In Teamsters Local 445 Freight Division Pension Fund v. Dynex Capital Inc., 2008 WL 2521676 (2d Cir. June 26, 2008), the United States Court of Appeals for the Second Circuit held that in order to state a claim for securities fraud against a corporate defendant, plaintiffs may not rely upon the theory of “collective scienter,” but instead must plead a strong inference of scienter by the individual “who was responsible for the [allegedly false or misleading] statements made” by or on behalf of the corporation. This decision aligns Second Circuit law with the law of the Ninth Circuit (see, e.g., In re International Rectifier Corp. Sec. Litig., 2008 U.S. Dist. LEXIS 44872 (C.D. Cal. May 23, 2008)), and sets an additional obstacle for plaintiffs to state a securities fraud claim against a corporation.

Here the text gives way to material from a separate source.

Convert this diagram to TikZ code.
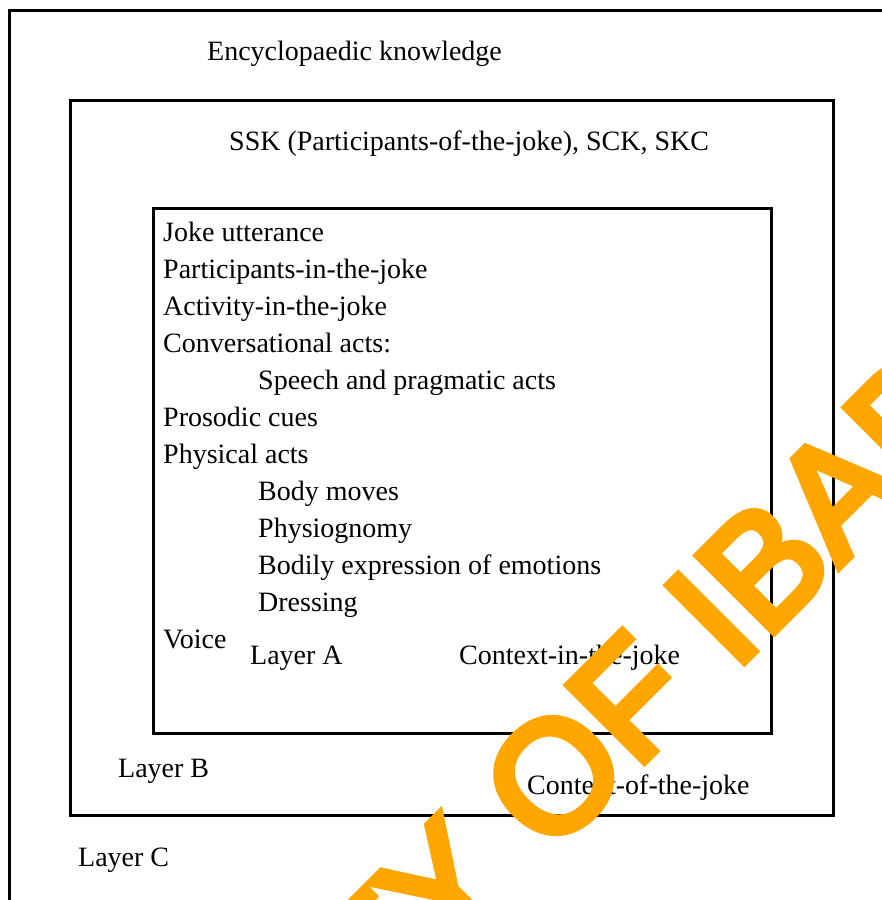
\documentclass[tikz,border=0pt]{standalone}
\usepackage{fontspec}
\setmainfont{Liberation Serif}
\font\wmfont="Liberation Sans:embolden=5" at 157pt
\definecolor{wmorange}{RGB}{255,167,0}
\begin{document}
\begin{tikzpicture}[x=1pt,y=-1pt,
  lbl/.style={anchor=base west,inner sep=0pt,font=\fontsize{28}{33}\selectfont},
  frame/.style={draw=black,line width=3pt}]
\useasboundingbox (0,0) rectangle (882,900);
\clip (0,0) rectangle (882,900);
% boxes
\draw[frame] (9,10) rectangle (930,950);
\draw[frame] (70,100) rectangle (833,815);
\draw[frame] (153,208) rectangle (771,733);
% layer C
\node[lbl] (enc) at (207,60) {Encyclopaedic knowledge};
\node[lbl] (layc) at (78,866) {Layer C};
% layer B
\node[lbl] (ssk) at (229,150) {SSK (Participants-of-the-joke), SCK, SKC};
\node[lbl] (layb) at (118,777) {Layer B};
\node[lbl] (ctxof) at (527,794) {Context-of-the-joke};
% layer A
\node[lbl] (l1) at (163,241) {Joke utterance};
\node[lbl] (l2) at (163,278) {Participants-in-the-joke};
\node[lbl] (l3) at (163,315) {Activity-in-the-joke};
\node[lbl] (l4) at (163,352) {Conversational acts:};
\node[lbl] (l5) at (258,389) {Speech and pragmatic acts};
\node[lbl] (l6) at (163,426) {Prosodic cues};
\node[lbl] (l7) at (163,463) {Physical acts};
\node[lbl] (l8) at (258,500) {Body moves};
\node[lbl] (l9) at (258,537) {Physiognomy};
\node[lbl] (l10) at (258,574) {Bodily expression of emotions};
\node[lbl] (l11) at (258,611) {Dressing};
\node[lbl] (l12) at (163,648) {Voice};
\node[lbl] (laya) at (250,664) {Layer A};
\node[lbl] (ctxin) at (459,664) {Context-in-the-joke};
% watermark
\node[rotate=45,anchor=base west,inner sep=0pt,text=wmorange,
      font=\wmfont] (wm) at (549,857)
      {\llap{UNIVERSITY }OF IBADAN};
\end{tikzpicture}
\end{document}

At issue in Dynex was a series of statements issued by the defendant, Dynex Capital (“Dynex”), in connection with its lending practices. Plaintiffs named Dynex, its subsidiary Merit, and two of Dynex’s officers, alleging that the defendants were liable for fraud because certain officers and directors at both the parent and the subsidiary (1) had access to records and failed to review documents that could have revealed the fraud and (2) were motivated to “sustain the appearance of profitability” at Dynex. The district court held that, while these allegations were insufficient as to the individual defendants, they were adequate to plead a claim against the corporate defendants based on the doctrine of “collective scienter,” that is, the theory that a plaintiff can plead fraud by pointing to a corporation’s “collective” knowledge and intent and not the information possessed by any particular corporate officer or director. Recognizing a split of authority on the issue, however, the district court took the unusual step of certifying the issue for interlocutory appeal to permit the Second Circuit to resolve the issue.

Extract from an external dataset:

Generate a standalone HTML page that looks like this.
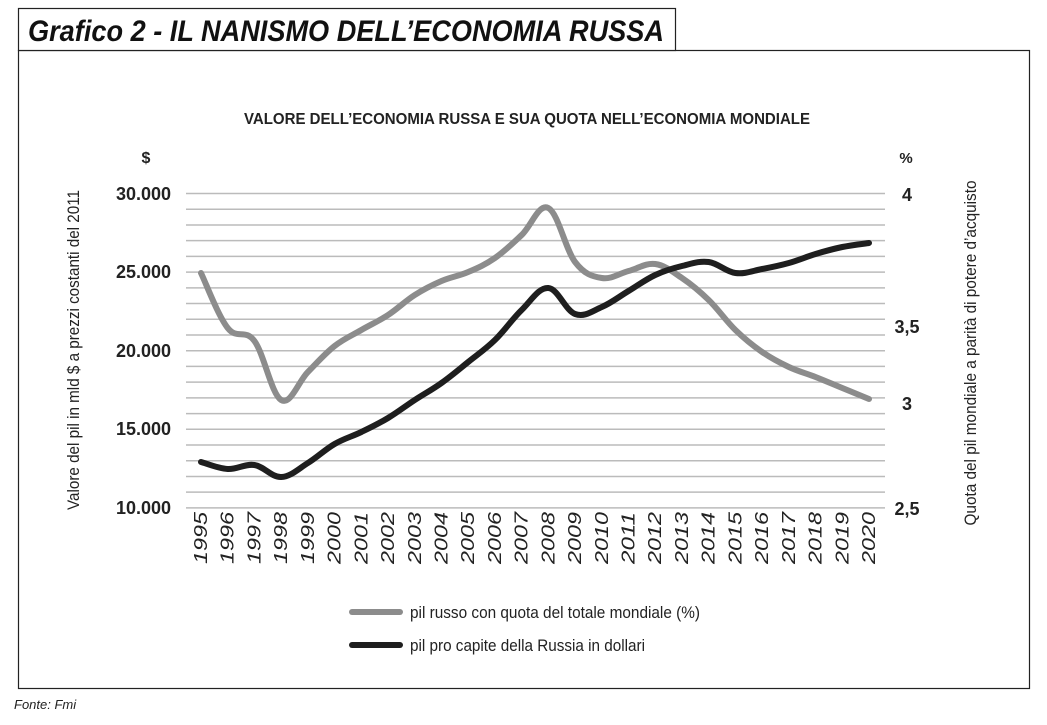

The Second Circuit reversed. Rejecting “collective scienter” as a permissible means of pleading knowledge and intent under the Private Securities Litigation Reform Act of 1995, the court held that “[w]hen the defendant is a corporate entity . . . the pleaded facts must create a strong inference that someonewhose intent could be imputed to a corporation acted with the requisite scienter.” The court explained that while this might not preclude a plaintiff from pleading scienter as to a corporation based on the conduct of certain officers and directors not named in the complaint, it would require a plaintiff to plead specific facts raising a strong inference that the officer or director who acted with the requisite scienter was not only “someone whose scienter is imputable to the corporate defendants” but also “someone who was responsible for the statements made.” This additional requirement represents an expansion of the rule followed by many other circuits, in which courts have rejected collective scienter while still permitting scienter to be alleged based on the knowledge of any identified officer or director, though it appears to correspond generally with the rule adopted by courts in the Ninth Circuit.
Dynex cites no authority in support of its requirement that plaintiffs must plead knowledge as to the person responsible for making the challenged statement, but it likely paraphrased this rule from a 2004 decision from the Southern District of New York, Kinsey v. Cendant Corporation, 2004 U.S. Dist. LEXIS 23059, at *13 (S.D.N.Y. Nov. 16, 2004), which the Dynex district court cited in its decision certifying the matter for interlocutory appeal. In Kinsey, the court quoted a case from the Northern District of California, In re Apple Computer, Inc., 243 F. Supp. 2d 1012, 1023 (N.D. Cal. 2002), which held that “[i]t is not enough to establish fraud on the part of a corporation that one corporate officer makes a false statement that another officer knows to be false. A defendant corporation is deemed to have the requisite scienter only if the individual . . . making the statement has the requisite level of scienter.”
Dynex’s apparent reliance upon Kinsey and, by extension, Apple underlines the similarity between the standards adopted by the Second and Ninth Circuits. The Ninth Circuit rejected collective scienter over a decade ago in Nordstrom, Inc. v. Chubb & Son, Inc., 54 F.3d 1424, 1435 (9th Cir. 1995), but it has yet to consider whether plaintiffs are required to plead knowledge as to the speaker. Every subsequent Ninth Circuit district court case to have considered this issue, though, has followed Apple and held that Nordstrom requires plaintiffs to allege scienter as to the person charged with making the disputed statement. With its decision in Dynex, the Second Circuit appears to join the Ninth not only in rejecting collective scienter but, also, in requiring that plaintiffs allege knowledge as to the person responsible for making the challenged statement in order to state a claim against the corporate defendant. This rule presents another hurdle for plaintiffs to clear in order to proceed with a securities fraud case against a corporation.